By Phe’dre Von Kallenbach

Whenever a movie based on Greek myth comes along, I always get excited, especially if one of the main characters is my own namesake. However, like all recent movies based upon Greek myth, Euripides’ and Seneca’s versions were more likely to be suggestive concepts vs. guidelines themselves. Like “Clash of the Titans,” this movie fails to impress on anything other than special effects.

Henry Cavill, who blew me away in “the Tudors” failed to elicit any reaction from me as a viewer. And trust me, the man is gorgeous, so how that happened, I have no idea. Instead of being the son of a prince, we are greeted with Theseus’ past as his being dubbed a “bastard” (in the myth, his mother was a queen and he had dual fathers – Poseidon and King Aegeus). Obviously, that part of the myth was rather overlooked here. Phaedra, on the other hand, my namesake, is portrayed here as a virgin priestess, as seer, if you will. Last I checked, she was the daughter of King Minos and no such thing. But hey, this is a loose adaptation right? Let’s not even bother talking about the Titans and Hyperion at this rate. You can all see where I’m going with this.

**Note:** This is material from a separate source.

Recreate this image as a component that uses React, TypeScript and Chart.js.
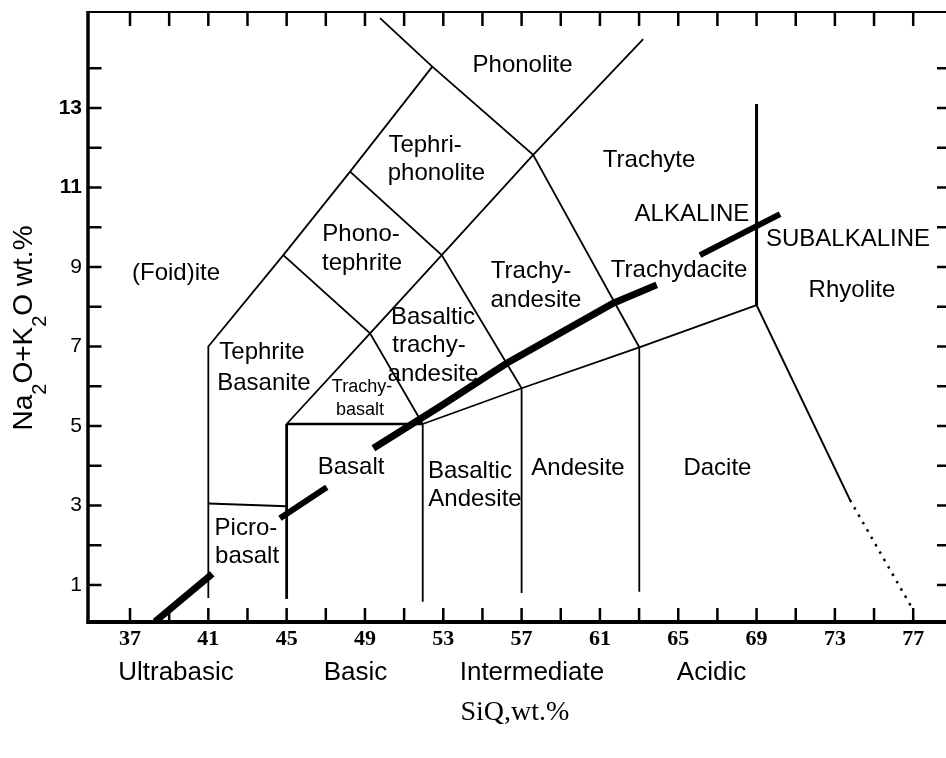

Regardless, despite it’s rather loose adaptation of Greek myth, I tried, as I did with “Clash of the Titans” and “Troy” to see beyond the myth and focus on the movie. And I was bored. To tears. You see, I love historical fiction. I love fantasy. But this movie bored me in a way that I cannot even begin to profess. It was the same rehashed love story as portrayed in “Clash of the Titans” and “Troy”. Basically, “Immortals” was “Clash of the Titans” with different actors, different gods/goddesses, and a few other tweaks here and there. Bad guy trying to ruin the world, check. Gorgeous, but cursed goddess/female lead, check. The fate of the world resting in the hands of an untried, and yet god-touched youth? check. See the equation here?

My point being: if you want an action movie with a bit of fantasy tied here, this one is for you. If you want a thought-provoking, Greek-myth-representing fantasy, then this isn’t for you. In the end, like “300,” no girl can hate on the ceaseless display of toned pecs and six-pack abs. Alas, only Mickey Rourke sports the beard this time.

C+ rating for me. Not God-awful (did you get my pun? ha!) but not exactly an amazing example of cinematography.